Police showed up to a secret screening of a banned documentary about slain environmental activist Chut Wutty in Phnom Penh last night, but the film had ended by the time they moved to shut it down, organizers said.
Several dozen students, monks and activists crammed onto the covered rooftop of the Solidarity House in Sen Sok district—which serves as the headquarters of the Cambodian Youth Network (CYN) and the Coalition of Cambodian Farmers Community—at about 5 p.m. for a clandestine screening of “I am Chut Wutty.”
Before the film began, director Fran Lambrick, Chut Wutty’s son Cheuy Oudom Reaksmey and activist monk But Buntenh paid homage to the environmental campaigner on the fourth anniversary of his death and criticized the Culture Ministry’s decision to ban the film about his life.
Chut Wutty was shot dead on April 26, 2012, during an argument with military police while investigating illegal logging in Koh Kong province. An official investigation concluded that military police officer In Ratana killed the activist before being accidentally shot by another officer, who was eventually exonerated.
“If the showing of the documentary affects the honor [of the government] because they did not ask permission from the ministry,” But Buntenh said, “when Chut Wutty was killed, where was the ministry?”
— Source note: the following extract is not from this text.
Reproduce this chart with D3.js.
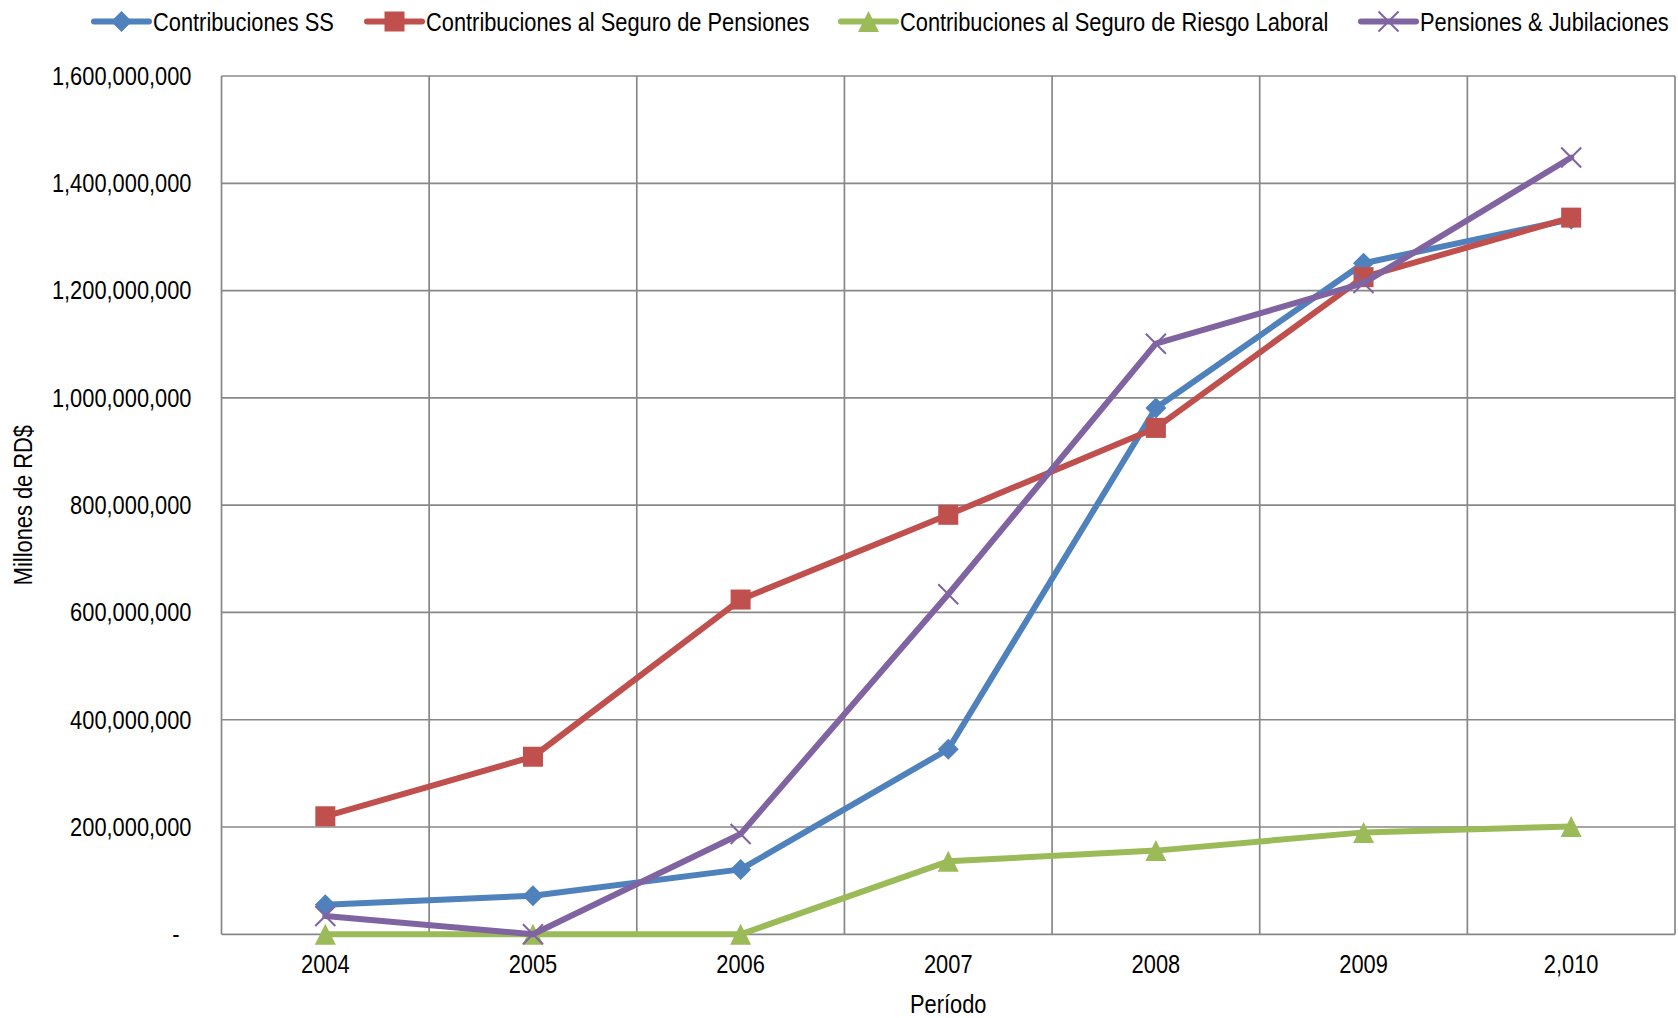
<!DOCTYPE html>
<html><head><meta charset="utf-8">
<script src="https://cdnjs.cloudflare.com/ajax/libs/d3/7.8.5/d3.min.js"></script>
<style>
html,body{margin:0;padding:0;background:#fff;}
svg text{font-family:"Liberation Sans",Arial,sans-serif !important;fill:#000;font-size:26px !important;}
</style></head>
<body>
<svg id="chart" width="1678" height="1018"></svg>
<script>
const categories = ["2004","2005","2006","2007","2008","2009","2,010"];
const seriesNames = ["Contribuciones SS","Contribuciones al Seguro de Pensiones","Contribuciones al Seguro de Riesgo Laboral","Pensiones & Jubilaciones"];
const contribSS = [55e6, 72e6, 121e6, 345e6, 981e6, 1251e6, 1333e6];
const contribPensiones = [220e6, 331e6, 624e6, 782e6, 944e6, 1225e6, 1336e6];
const contribRiesgo = [0, 0, 0, 136e6, 156e6, 190e6, 201e6];
const pensionesJub = [34e6, 0, 187e6, 634e6, 1101e6, 1214e6, 1448e6];
const yTicks = [0, 200e6, 400e6, 600e6, 800e6, 1000e6, 1200e6, 1400e6, 1600e6];
const colors = ["#4F81BD","#C0504D","#9BBB59","#8064A2"];
const markers = ["diamond","square","triangle","x"];
const allSeries = [contribSS, contribPensiones, contribRiesgo, pensionesJub];

const svg = d3.select("#chart");
const L = 221.5, R = 1675, T = 76, B = 934.3;
const K = 0.84; // horizontal condensation of text
const x = d3.scaleBand().domain(categories).range([L, R]);
const y = d3.scaleLinear().domain([0, 1600e6]).range([B, T]);
const grid = "#888888";

svg.append("g").selectAll("line").data(yTicks).join("line")
  .attr("x1", L).attr("x2", R).attr("y1", d => y(d)).attr("y2", d => y(d))
  .attr("stroke", grid).attr("stroke-width", 1.7);
const bounds = categories.map(c => x(c)).concat([x(categories[categories.length-1]) + x.bandwidth()]);
svg.append("g").selectAll("line").data(bounds).join("line")
  .attr("y1", T).attr("y2", B).attr("x1", d => d).attr("x2", d => d)
  .attr("stroke", grid).attr("stroke-width", 1.7);

const fmt = d3.format(",");
const yAxis = d3.axisLeft(y).tickValues(yTicks).tickSize(0).tickPadding(30)
  .tickFormat(d => d === 0 ? "-" : fmt(d));
const ya = svg.append("g").attr("transform", `translate(${L},0)`).call(yAxis);
ya.select(".domain").remove();
ya.selectAll("text").attr("dx", d => d === 0 ? -12 : 0);

const xAxis = d3.axisBottom(x).tickSize(0).tickPadding(20);
const xa = svg.append("g").attr("transform", `translate(0,${B})`).call(xAxis);
xa.select(".domain").remove();

svg.append("text").attr("x", (L + R) / 2).attr("y", 1013).attr("text-anchor", "middle").text("Período");
svg.append("text").attr("transform", `translate(32,${(T + B) / 2}) rotate(-90)`).attr("text-anchor", "middle")
  .text("Millones de RD$");

function drawMarker(g, type, cx, cy, color) {
  if (type === "diamond") {
    const s = 10.5;
    g.append("path").attr("d", `M${cx},${cy-s}L${cx+s},${cy}L${cx},${cy+s}L${cx-s},${cy}Z`).attr("fill", color);
  } else if (type === "square") {
    const s = 10;
    g.append("rect").attr("x", cx-s).attr("y", cy-s).attr("width", 2*s).attr("height", 2*s).attr("fill", color);
  } else if (type === "triangle") {
    const s = 10.5;
    g.append("path").attr("d", `M${cx},${cy-s}L${cx+s},${cy+s}L${cx-s},${cy+s}Z`).attr("fill", color);
  } else {
    const s = 10;
    g.append("path").attr("d", `M${cx-s},${cy-s}L${cx+s},${cy+s}M${cx-s},${cy+s}L${cx+s},${cy-s}`)
      .attr("stroke", color).attr("stroke-width", 2).attr("fill", "none");
  }
}

const line = d3.line().x((d, i) => x(categories[i]) + x.bandwidth() / 2).y(d => y(d));
allSeries.forEach((vals, si) => {
  const g = svg.append("g");
  g.append("path").datum(vals).attr("d", line).attr("fill", "none")
    .attr("stroke", colors[si]).attr("stroke-width", 6).attr("stroke-linejoin", "round").attr("stroke-linecap", "round");
  vals.forEach((v, i) => drawMarker(g, markers[si], x(categories[i]) + x.bandwidth() / 2, y(v), colors[si]));
});

const legendX = [94, 367, 841, 1361];
const legY = 21.5;
seriesNames.forEach((name, i) => {
  const g = svg.append("g");
  g.append("line").attr("x1", legendX[i]).attr("x2", legendX[i] + 55).attr("y1", legY).attr("y2", legY)
    .attr("stroke", colors[i]).attr("stroke-width", 6).attr("stroke-linecap", "round");
  drawMarker(g, markers[i], legendX[i] + 27.5, legY, colors[i]);
  g.append("text").attr("x", legendX[i] + 59).attr("y", legY).attr("dy", "0.36em").text(name);
});

// condense all text horizontally (narrow typeface look)
svg.selectAll("text").each(function() {
  const t = d3.select(this);
  const tx = +(t.attr("x") || 0);
  const dx = +(t.attr("dx") || 0);
  const tr = t.attr("transform") || "";
  t.attr("x", tx / K).attr("dx", dx / K).attr("transform", `${tr} scale(${K},1)`);
});
</script>
</body></html>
After the speeches had finished, the lights were dimmed and the film was projected onto an outdoor wall.
But about halfway through the hourlong film, some 20 district police officers and local officials entered the building and began asking questions about the screening, said CYN deputy director Sar Mory.
When efforts to persuade the police to allow the screening failed, the officers climbed the stairs to the rooftop to shut it down, according to Mr. Mory, but by then the film had already ended.
“They said we did not inform them in advance and we did not ask permission from authorities. They said, ‘If something happens who will take responsibility?’” he said.
Police and district officials declined to comment.